Chicago police warn dealers of auto fraud epidemic
A flood of vehicles obtained fraudulently and shipped to metro Chicago has prompted the Chicago Police Department this summer to warn dealers nationwide to exercise "extraordinary diligence" in verifying the identity of online customers.
The police department said it was fielding at least three requests a week to investigate and recover the vehicles shipped to the area, which includes the city of Chicago, its suburbs and northwest Indiana. It asked the National Automobile Dealers Association and other industry groups to distribute a warning to dealers about the uptick in fraudulently obtained vehicles that it described as an epidemic -- one that could have been prevented at the dealership.
"In every incident that we have investigated, there are several red flags that the dealership should have caught prior to shipping the vehicle," the department's warning reads.
The scope of the problem is difficult to determine given the multijurisdictional layers to national fraud rings, said Sgt. Keith Blair, commanding officer of the department's auto theft unit. Chicago police may not be notified if a vehicle is recovered outside the city or if a vehicle is reported stolen only in the jurisdiction from where it was shipped.
He declined to estimate how many vehicles were involved but did note that the problem has been going on for at least 18 months. A rate of three reports per week for that period would equate to complaints involving at least 230vehicles.
Typically valued at $50,000 or more, the vehicles, from brands such as Maserati, Mercedes-Benz and Infiniti, have been shipped in from such states as Utah, Florida, Texas, Delaware and Pennsylvania. The department recovers about half the cars it is notified about, Blair said. It's not clear whether arrests have been made.
Blair said dealers should be checking customer identity information on Google and social media to spot inconsistencies. "There's a lot of things that, if I were a dealer, I would ask about, certainly before shipping a $50,000 vehicle."
He added, "Is it better to lose a deal or give away a car that we have to chase down later?"
How it works
In most cases the department has seen, the credit application and other paperwork were either filled out online or sent to the dealership via FedEx. The credit application was initially approved, and the vehicle was shipped. But upon further review of the credit application, inconsistencies were identified, and credit was declined.
But the fraudulent buyer already had requested the vehicle be sent to an address in the Chicago area, often a vacant building.
Fraudsters involved in the scam create phony email accounts in someone else's name as well as a fake driver's license with the identity theft victim's information, police said.

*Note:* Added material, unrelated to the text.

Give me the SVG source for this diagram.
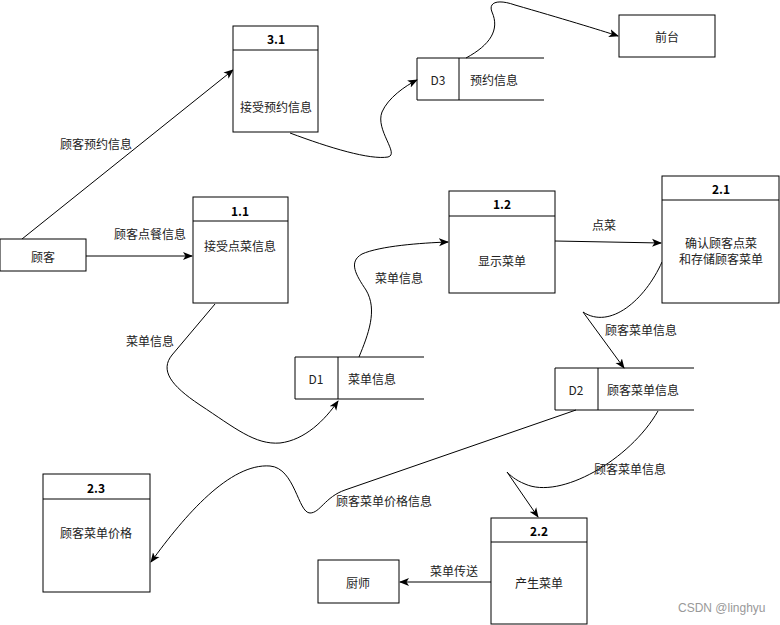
<svg xmlns="http://www.w3.org/2000/svg" width="780" height="625" viewBox="0 0 780 625">
<style>
.box{fill:#fff;stroke:#000;stroke-width:1}
.ln{fill:none;stroke:#000;stroke-width:1}
.t{font-family:"Noto Sans CJK SC","Liberation Sans",sans-serif;font-size:12px;fill:#222;text-anchor:middle;dominant-baseline:central}
.b{font-weight:bold;fill:#000}
.e{fill:none;stroke:#000;stroke-width:1;marker-end:url(#ah)}
.wm{font-family:"Liberation Sans","Noto Sans",sans-serif;font-size:12px;fill:#999;dominant-baseline:central}
</style>
<defs>
<marker id="ah" viewBox="0 0 10 10" refX="9" refY="5" markerWidth="10" markerHeight="10" markerUnits="userSpaceOnUse" orient="auto">
<path d="M0,1 L10,5 L0,9 L2.5,5 Z" fill="#000"/>
</marker>
</defs>
<rect width="780" height="625" fill="#fff"/>

<g id="connectors">
<path class="e" d="M22,239 L233,70"/>
<path class="e" d="M86,256 L192,256"/>
<path class="e" d="M290,133 C330,148 370,160 388,157 C400,154 375,130 382,112 C388,98 405,86 417,80"/>
<path class="e" d="M466,58 C490,45 500,30 492,12 C488,2 498,-1 515,5 C560,18 600,30 618,36"/>
<path class="e" d="M215,304 L172,355 C160,370 170,385 200,405 C235,428 255,445 280,443 C305,440 325,420 338,401"/>
<path class="e" d="M359,357 C368,335 378,310 366,290 C356,275 348,262 362,254 C380,246 420,243 448,242"/>
<path class="e" d="M555,241 L661,243"/>
<path class="e" d="M662,262 C645,300 610,330 583,312 L624,368"/>
<path class="e" d="M658,411 C630,460 560,500 525,484 C515,480 510,475 507,472 L538,517"/>
<path class="e" d="M576,410 L345,490 C325,497 320,513 310,513 C298,513 295,468 270,466 C230,463 185,515 151,562"/>
<path class="e" d="M491,582 L400,582"/>
<text class="t" x="96" y="143">顾客预约信息</text>
<text class="t" x="150" y="233">顾客点餐信息</text>
<text class="t" x="150" y="340">菜单信息</text>
<text class="t" x="399" y="277">菜单信息</text>
<text class="t" x="604" y="224">点菜</text>
<text class="t" x="641" y="329">顾客菜单信息</text>
<text class="t" x="630" y="468">顾客菜单信息</text>
<text class="t" x="384" y="500">顾客菜单价格信息</text>
<text class="t" x="454" y="570">菜单传送</text>
</g>

<g id="customer">
<rect class="box" x="0" y="239" width="86" height="32"/>
<text class="t" x="43" y="256">顾客</text>
</g>

<g id="p31">
<rect class="box" x="233" y="26" width="85" height="106"/>
<line class="ln" x1="233" y1="50" x2="318" y2="50"/>
<text class="t b" x="276" y="38">3.1</text>
<text class="t" x="276" y="106">接受预约信息</text>
</g>

<g id="p11">
<rect class="box" x="193" y="197" width="95" height="106"/>
<line class="ln" x1="193" y1="221" x2="288" y2="221"/>
<text class="t b" x="240" y="210">1.1</text>
<text class="t" x="240" y="245">接受点菜信息</text>
</g>

<g id="p12">
<rect class="box" x="449" y="191" width="106" height="102"/>
<line class="ln" x1="449" y1="216" x2="555" y2="216"/>
<text class="t b" x="502" y="203">1.2</text>
<text class="t" x="502" y="260">显示菜单</text>
</g>

<g id="p21">
<rect class="box" x="662" y="176" width="117" height="127"/>
<line class="ln" x1="662" y1="200" x2="779" y2="200"/>
<text class="t b" x="721" y="188">2.1</text>
<text class="t" x="721" y="242">确认顾客点菜</text>
<text class="t" x="721" y="258">和存储顾客菜单</text>
</g>

<g id="frontdesk">
<rect class="box" x="619" y="15" width="96" height="42"/>
<text class="t" x="667" y="36">前台</text>
</g>

<g id="d3">
<path class="ln" d="M544,58 L417,58 L417,100 L544,100 M459,58 L459,100"/>
<text class="t" x="438" y="79">D3</text>
<text class="t" x="494" y="79">预约信息</text>
</g>

<g id="d1">
<path class="ln" d="M424,357 L295,357 L295,399 L424,399 M338,357 L338,399"/>
<text class="t" x="316" y="378">D1</text>
<text class="t" x="372" y="378">菜单信息</text>
</g>

<g id="d2">
<path class="ln" d="M694,368 L555,368 L555,410 L694,410 M598,368 L598,410"/>
<text class="t" x="576" y="389">D2</text>
<text class="t" x="643" y="389">顾客菜单信息</text>
</g>

<g id="p23">
<rect class="box" x="43" y="474" width="107" height="118"/>
<line class="ln" x1="43" y1="499" x2="150" y2="499"/>
<text class="t b" x="96" y="487">2.3</text>
<text class="t" x="96" y="532">顾客菜单价格</text>
</g>

<g id="chef">
<rect class="box" x="318" y="560" width="81" height="43"/>
<text class="t" x="358" y="582">厨师</text>
</g>

<g id="p22">
<rect class="box" x="491" y="518" width="96" height="106"/>
<line class="ln" x1="491" y1="542" x2="587" y2="542"/>
<text class="t b" x="539" y="530">2.2</text>
<text class="t" x="539" y="582">产生菜单</text>
</g>

<text class="wm" x="678" y="608">CSDN @linghyu</text>
</svg>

They use untraceable phone numbers via applications such as Google Voice.
To avoid being scammed, the department says dealerships should thoroughly vet online loan applications and other paperwork and institute a waiting period before shipping vehicles out of state.
By warning dealers nationwide, the Chicago department aims to cut down on the number of scams, Blair said.
"If I can take some of that off of our plate by being proactive and reducing the number of cars that are shipped here, it definitely is helpful to myself, my team and other officers who may have to locate these vehicles," he said.
Not just Chicago
Blair noted it's not just a Chicago problem.
"It's happening in Atlanta, St. Louis and, I'm sure, several areas throughout the country," he said. "Unfortunately, it's happening everywhere. It's a pretty serious problem across the country. We've seen an increase of it in the city."
When it distributed the warning to its members, NADA added a note reminding dealers that the Federal Trade Commission's Red Flags Rule makes certain requirements of dealerships that offer or maintain consumer credit, including retail installment sale contracts and vehicle leases, as well as dealerships that offer business credit where a reasonably foreseeable risk of identity theft exists.
Those dealerships must maintain a written identity theft prevention program that: identifies relevant red flags that indicate possible identity theft; contains reasonable procedures to detect and respond to those red flags; and is updated periodically to reflect new identity theft risks.
The Illinois Automobile Dealers Association told Automotive News it has not heard from any Illinois dealers or consumers affected by the thefts.
"We would like to remind our dealers to make sure they have a red flags identity theft program in place, and follow the program, so that they do not become the next victim of identity theft," Larry Doll, the association's legal counsel, said in an email.